Une autre initiative de l’Université Concordia qui donne aux aînés l’occasion de s’initier à la technologie est le projet de littératie numérique mené à la Bibliothèque Atwater de Montréal. Dans le cadre d’un projet financé par le Conseil de recherches en sciences humaines (CRSH) et intitulé Urban Witnesses (« témoins urbains »), les participants travaillent à une « histoire vivante » constituée d’éléments sonores et visuels, dont des entrevues avec des membres de la communauté locale et de brèves performances sur son histoire. Ils ont même créé deux parcours audioguidés, les Promenades parlantes, pour mettre en lumière les connaissances des aînés et leurs souvenirs des changements survenus dans la ville.
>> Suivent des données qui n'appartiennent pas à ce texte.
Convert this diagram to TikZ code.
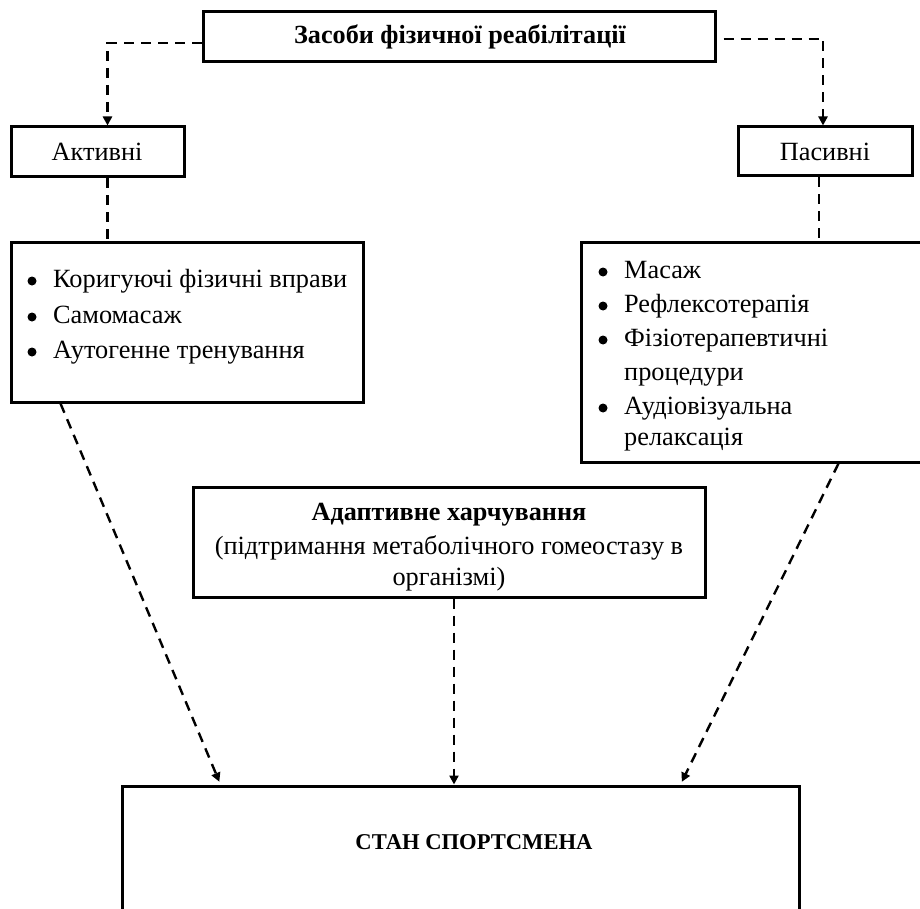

Ils viennent d’horizons divers, regroupant aussi bien des dirigeants d’entreprise à la retraite que des travailleurs de la construction aux compétences modestes en littératie.

Conçu par deux professeures de Concordia – Cynthia Hammond, codirectrice principale du Centre d’histoire orale et de récits numérisés, et Shauna Janssen, directrice de l’Institut des avenirs urbains – le projet Urban Witnesses est une collaboration entre aînés de la communauté, chercheurs et étudiants.

« Il est important de créer des espaces qui honorent l’histoire des aînés, de ne pas les voir uniquement comme un groupe homogène de retraités », souligne Eric Craven, bibliothécaire au développement communautaire et responsable du projet de littératie numérique à la bibliothèque Atwater. M. Craven siège en outre au conseil d’administration d’engAGE. « Nous ménageons un espace où les aînés peuvent s’engager pleinement dans la formulation d’idées artistiques et intellectuelles, précise-t-il. C’est comme ça que tout le monde veut être traité. » Selon Eric Craven, si les aînés apprécient tant le projet, c’est justement parce que, comme ils le disent, ils ne se sentent pas « traités comme des vieux ».

Selon Mme Sawchuk, la perception de ce que signifie être un aîné dans la ville doit changer si l’on veut que la vie urbaine soit tenable à long terme. D’après elle, la création de villes inclusives et intelligentes passe par des partenariats là où se trouvent les aînés, à la bibliothèque Atwater, par exemple.

« Il ne s’agit pas seulement de protéger les personnes âgées, mais aussi de profiter de ce qu’elles ont à offrir », conclut Mme Sawchuk.